The question, https://literature.stackexchange.com/questions/734/did-the-events-of-the-last-of-the-light-brigade-actually-occur was voted to be closed. It was specifically asking about the experiences of the authors as it may relate to an event, though in this case it was specifically asking if an event occurred, as reported by the authors.

It seems like following the reasoning that this is off-topic, does that also mean all similar discussions are off-topic? Hemingway's personal experience reporting on the Spanish Civil War and how that impacted For Whom the Bell tolls? Were certain real events changed for the book? How were they changed? Why were they changed?

Should these discussions be off-topic?

1 Answer 1


This meta question seems confused and/or misleading, because of the example it offers: the mainsite question as stated was not about the author's personal experience, but about historical accuracy. The only reason it's related to the author's personal experience is that the question artificially limited the support it would accept for answers.

I suspect the site will come down on welcoming questions about an author's experience, and perhaps this particular mainsite question can be modified to be more clear why it considers only authorial sources to be valid. (eg, what if the old soldier's diary can be cited? The question would apparently discount that evidence.)

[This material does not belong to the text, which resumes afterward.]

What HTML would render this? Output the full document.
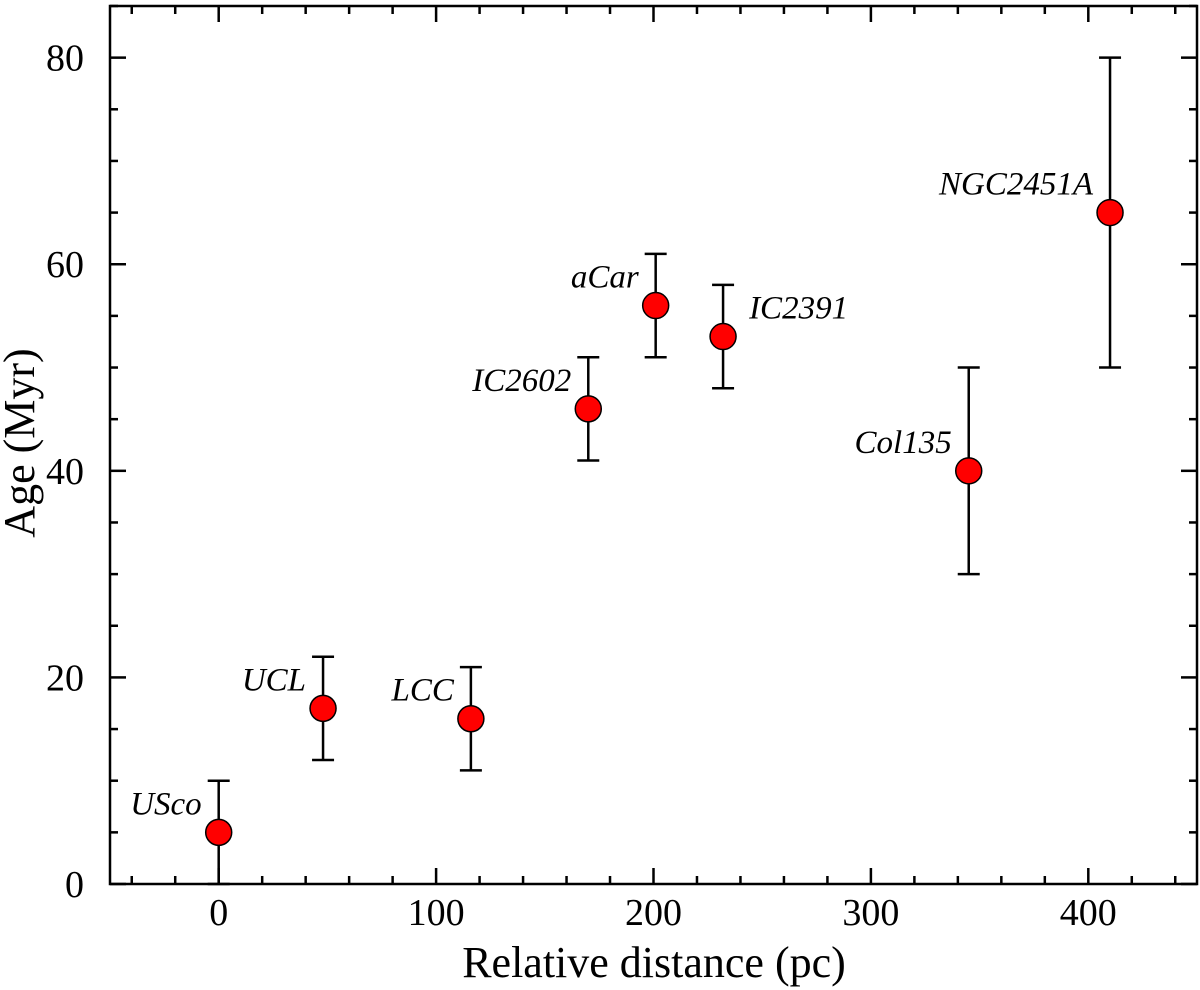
<!DOCTYPE html>
<html><head><meta charset="utf-8"><style>
html,body{margin:0;padding:0;background:#fff}
svg{display:block;font-family:"Liberation Serif",serif}
</style></head><body>
<svg id="chart" width="1200" height="990"></svg>
<script>
const names=["USco","UCL","LCC","IC2602","aCar","IC2391","Col135","NGC2451A"];
const distances=[0,48,116,170,201,232,345,410];
const ages=[5,17,16,46,56,53,40,65];
const errLow=[5,5,5,5,5,5,10,15];
const errHigh=[5,5,5,5,5,5,10,15];
const labelSide=["l","l","l","l","l","r","l","l"];
const xTicks=[0,100,200,300,400];
const yTicks=[0,20,40,60,80];
const NS="http://www.w3.org/2000/svg";
const svg=document.getElementById('chart');
const L=110,R=1197,T=6,B=884;
const xMin=-50,xMax=450,yMin=0,yMax=85;
const X=v=>L+(v-xMin)/(xMax-xMin)*(R-L);
const Y=v=>B-(v-yMin)/(yMax-yMin)*(B-T);
function mk(tag,attrs,parent){const e=document.createElementNS(NS,tag);for(const k in attrs)e.setAttribute(k,attrs[k]);(parent||svg).appendChild(e);return e;}
const frame=mk('rect',{x:L,y:T,width:R-L,height:B-T,fill:'none',stroke:'#000','stroke-width':2.5});


for(let v=-40;v<=440;v+=20){const major=v%100===0;const len=major?16:8;const x=X(v);
const t1=mk('line',{x1:x,x2:x,y1:B,y2:B-len,stroke:'#000','stroke-width':2.5});


const t2=mk('line',{x1:x,x2:x,y1:T,y2:T+len,stroke:'#000','stroke-width':2.5});

}
xTicks.forEach(v=>{const t=mk('text',{x:X(v),y:B+41,'text-anchor':'middle','font-size':38});t.textContent=v;

});
for(let v=0;v<=85;v+=5){const major=v%20===0;const len=major?16:8;const y=Y(v);
const t1=mk('line',{x1:L,x2:L+len,y1:y,y2:y,stroke:'#000','stroke-width':2.5});


const t2=mk('line',{x1:R,x2:R-len,y1:y,y2:y,stroke:'#000','stroke-width':2.5});

}
yTicks.forEach(v=>{const t=mk('text',{x:L-26,y:Y(v)+13,'text-anchor':'end','font-size':38});t.textContent=v;

});
const xt=mk('text',{x:654,y:977,'text-anchor':'middle','font-size':44});xt.textContent='Relative distance (pc)';


const yt=mk('text',{x:0,y:0,'text-anchor':'middle','font-size':44,transform:'translate(34,443) rotate(-90)'});yt.textContent='Age (Myr)';


names.forEach((n,i)=>{const x=X(distances[i]),y=Y(ages[i]);
const g=mk('g',{});


const yl=Y(ages[i]-errLow[i]),yh=Y(ages[i]+errHigh[i]);
mk('line',{x1:x,x2:x,y1:yl,y2:yh,stroke:'#000','stroke-width':2.5},g);
mk('line',{x1:x-11,x2:x+11,y1:yh,y2:yh,stroke:'#000','stroke-width':2.5},g);
mk('line',{x1:x-11,x2:x+11,y1:yl,y2:yl,stroke:'#000','stroke-width':2.5},g);
mk('circle',{cx:x,cy:y,r:13,fill:'#f00',stroke:'#000','stroke-width':1.5},g);
const left=labelSide[i]==='l';
const t=mk('text',{x:left?x-17:x+26,y:y-18,'text-anchor':left?'end':'start','font-size':33,'font-style':'italic'});
t.textContent=n;

});
</script>
</body></html>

  • The main site question stated "Do we have any evidence from Kipling or Alfred Tennyson about whether the events actually occurred?" What is "artificial" about that?
    – Paul
    Commented Jan 23, 2017 at 5:25
  • Because it's unclear why the querent is focused on authorial testimony; wouldn't evidence from other sources about the accuracy of events be just as useful? It seems like the focus on authorial statements is just an attempt to keep it on topic here, while actually crippling an answerer's ability to give a full response on the topic.
    – BESW
    Commented Jan 23, 2017 at 5:28
  • That is not the reason that was stated in the comments, and no, it would not necessarily be just as useful. Seems more like something for a comment discussion in the main site question before closing the question, no?
    – Paul
    Commented Jan 23, 2017 at 5:30
  • I'm not the person who made the comments, and now we're getting into confusion over why it's important to close questions quickly. You may want to be more clear on whether you're challenging a single question's closing, or proposing a topicality discussion. Doing both at once is messy, at best, and usually winds up with neither being addressed usefully.
    – BESW
    Commented Jan 23, 2017 at 5:32
  • I stated nothing about the time to close the question. I stated that some things can be hashed out in comments.
    – Paul
    Commented Jan 23, 2017 at 5:35
  • I was also trying to point out that your answer suggests information not present in the question or its comments. That is why I asked my question, because from my apparently totally ignoramus position, it looks like questions on an author's relation to events are off-topic.
    – Paul
    Commented Jan 23, 2017 at 5:38
  • Since you did vote to close the main site question, any feedback as to why you didn't address the assumptions with the user asking the question? Or even my comment that I left on the question?
    – Paul
    Commented Jan 23, 2017 at 5:45
  • I hope that the querent's edits or comments in response to doppelgreener's suggestions will clarify the issue; if they don't, I'll add my two cents, but I don't see any point in dogpiling the querent at the start. Greener's comments are very cogent and may well help clear things up without my stepping in.
    – BESW
    Commented Jan 23, 2017 at 6:17
  • I'm sorry my statements here offended you, that was not my intention. Meta questions do need to be pretty closely honed, though, or discussions get very fragmented. I'll do what I can to clarify my answer when I have some time.